Use LinkedIn or other social media. When they have a work anniversary, a birthday (and the small stuff). Even if you don’t have your contact’s birthdays on file, Facebook and LinkedIn make it easy for you to reach out. Social media also provides other occasions to reach out. For example, is one of your contacts’ having a family celebration soon? A surgery? A child? Reach out and send your good wishes. All these are occasions for follow-up. These small gestures will go a long way.


9. Realize Technology Is Your Friend

One of the easiest ways to stay in touch with a contact is to connect with the person on LinkedIn. Instead of sending the boring form message, type in a few sentences about the networking event you just attended and a snippet from your conversation.

People have an easier time remembering your meeting if you remind them where you met and what you talked about. There are also some apps that can make networking easier while you’re still at the event. Some of these apps allow you to exchange regular business card information, as well as links to the person’s social media presence.

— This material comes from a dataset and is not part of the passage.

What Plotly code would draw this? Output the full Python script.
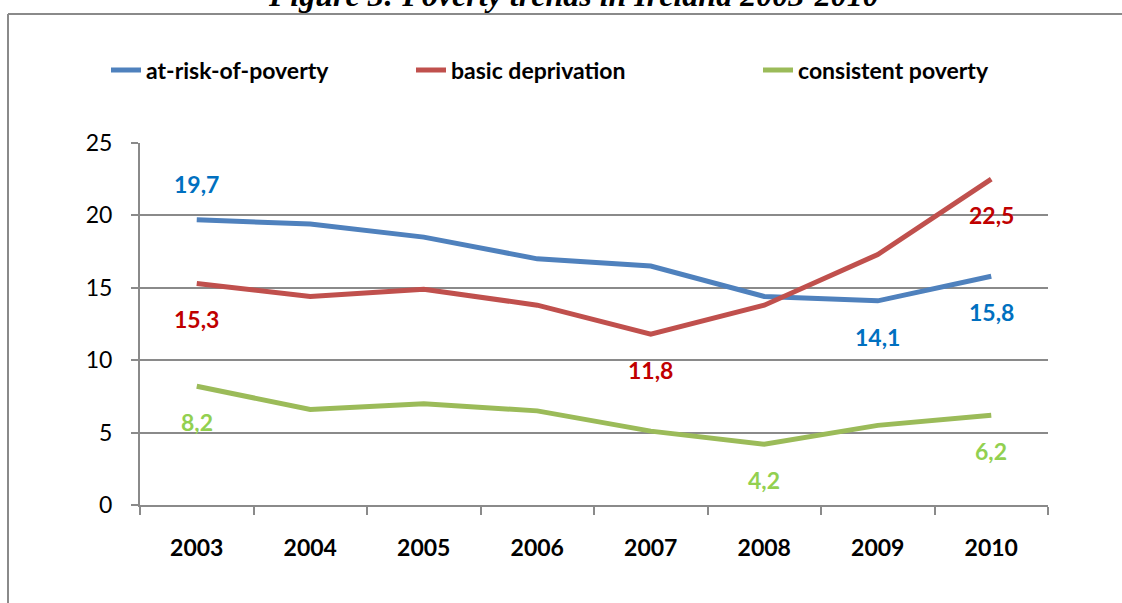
import plotly.graph_objects as go

years = ["2003", "2004", "2005", "2006", "2007", "2008", "2009", "2010"]
at_risk = [19.7, 19.4, 18.5, 17.0, 16.5, 14.4, 14.1, 15.8]
basic_dep = [15.3, 14.4, 14.9, 13.8, 11.8, 13.8, 17.3, 22.5]
consistent = [8.2, 6.6, 7.0, 6.5, 5.1, 4.2, 5.5, 6.2]

names = ["at-risk-of-poverty", "basic deprivation", "consistent poverty"]
line_colors = ["#4F81BD", "#C0504D", "#9BBB59"]
label_colors = ["#0070C0", "#C00000", "#92D050"]
label_points = [[0, 6, 7], [0, 4, 7], [0, 5, 7]]
label_side = [[1, -1, -1], [-1, -1, -1], [-1, -1, -1]]

title_text = "Figure 3: Poverty trends in Ireland 2003-2010"
FONT = "Lato"

L, R, T, B = 140, 74, 143, 98
pw, ph = 1122 - L - R, 603 - T - B


def px_x(p):
    return (p - L) / pw


def px_y(p):
    return (603 - B - p) / ph


legend_ids = ["legend", "legend2", "legend3"]
legend_text_px = [146, 451, 798]

fig = go.Figure()
series = [at_risk, basic_dep, consistent]
for vals, name, col, lg in zip(series, names, line_colors, legend_ids):
    fig.add_trace(go.Scatter(x=years, y=vals, name=name, mode="lines", legend=lg,
                             line=dict(color=col, width=5)))

annotations = []
for vals, idxs, sides, col in zip(series, label_points, label_side, label_colors):
    for i, s in zip(idxs, sides):
        annotations.append(dict(x=i, y=vals[i], xref="x", yref="y",
                                text="<b>" + f"{vals[i]:.1f}".replace(".", ",") + "</b>",
                                showarrow=False, yshift=36 * s,
                                font=dict(family=FONT, size=23, color=col)))

# Cut-off title at the top
annotations.append(dict(x=px_x(573), y=1.0, xref="paper", yref="paper", yanchor="bottom",
                        xanchor="center", yshift=(505 - 14) - 362 - 1, showarrow=False,
                        text=f"<b><i>{title_text}</i></b>",
                        font=dict(family="Liberation Serif", size=32, color="black")))

shapes = [
    dict(type="line", xref="paper", yref="paper", x0=px_x(8), x1=px_x(1130),
         y0=px_y(14), y1=px_y(14), line=dict(color="#8A8A8A", width=2)),
    dict(type="line", xref="paper", yref="paper", x0=px_x(8), x1=px_x(8),
         y0=px_y(14), y1=px_y(610), line=dict(color="#8A8A8A", width=2)),
]

legend_common = dict(orientation="h", yanchor="middle", xanchor="left", y=px_y(70),
                     font=dict(family=FONT, size=23, color="black", weight="bold"),
                     bgcolor="rgba(0,0,0,0)")
legends = {}
for lg, tx in zip(legend_ids, legend_text_px):
    legends[lg] = dict(legend_common, x=px_x(tx - 40))

fig.update_layout(
    width=1122, height=603,
    margin=dict(l=L, r=R, t=T, b=B),
    paper_bgcolor="white", plot_bgcolor="white",
    font=dict(family=FONT, size=22, color="black"),
    showlegend=True,
    annotations=annotations,
    shapes=shapes,
    xaxis=dict(type="category", range=[-0.5, 7.5], showgrid=False,
               showline=True, linecolor="#8A8A8A", linewidth=2,
               ticks="outside", tickson="boundaries", ticklen=8, tickcolor="#8A8A8A", tickwidth=2,
               tickfont=dict(family=FONT, size=23, color="black", weight="bold"),
               ticklabelstandoff=21, fixedrange=True),
    yaxis=dict(range=[0, 25], dtick=5, showgrid=True, gridcolor="#8A8A8A", gridwidth=2,
               showline=True, linecolor="#8A8A8A", linewidth=2,
               ticks="outside", ticklen=7, tickcolor="#8A8A8A", tickwidth=2,
               tickfont=dict(family=FONT, size=23, color="black"),
               ticklabelstandoff=14, zeroline=False, fixedrange=True),
    **legends,
)

fig.write_html("out.html")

With the click of a button, you can connect on the spot with the person you just met. Additionally, you can use a note-taking app to record pertinent information about the person and why you need to follow up after the event. You have a laptop and a cell phone.

Literally, the only devices needed to do business nowadays. Use them well.


10. Be yourself!

If you can’t be yourself, you’ll be starting off these new relationships with a lie. Don’t try to be the person you think others want to meet.

The people you connect with when you are authentic are the ones you’ll want to stay in touch with. Be genuine, be resourceful, be respectful, be a connector, and most importantly….be yourself!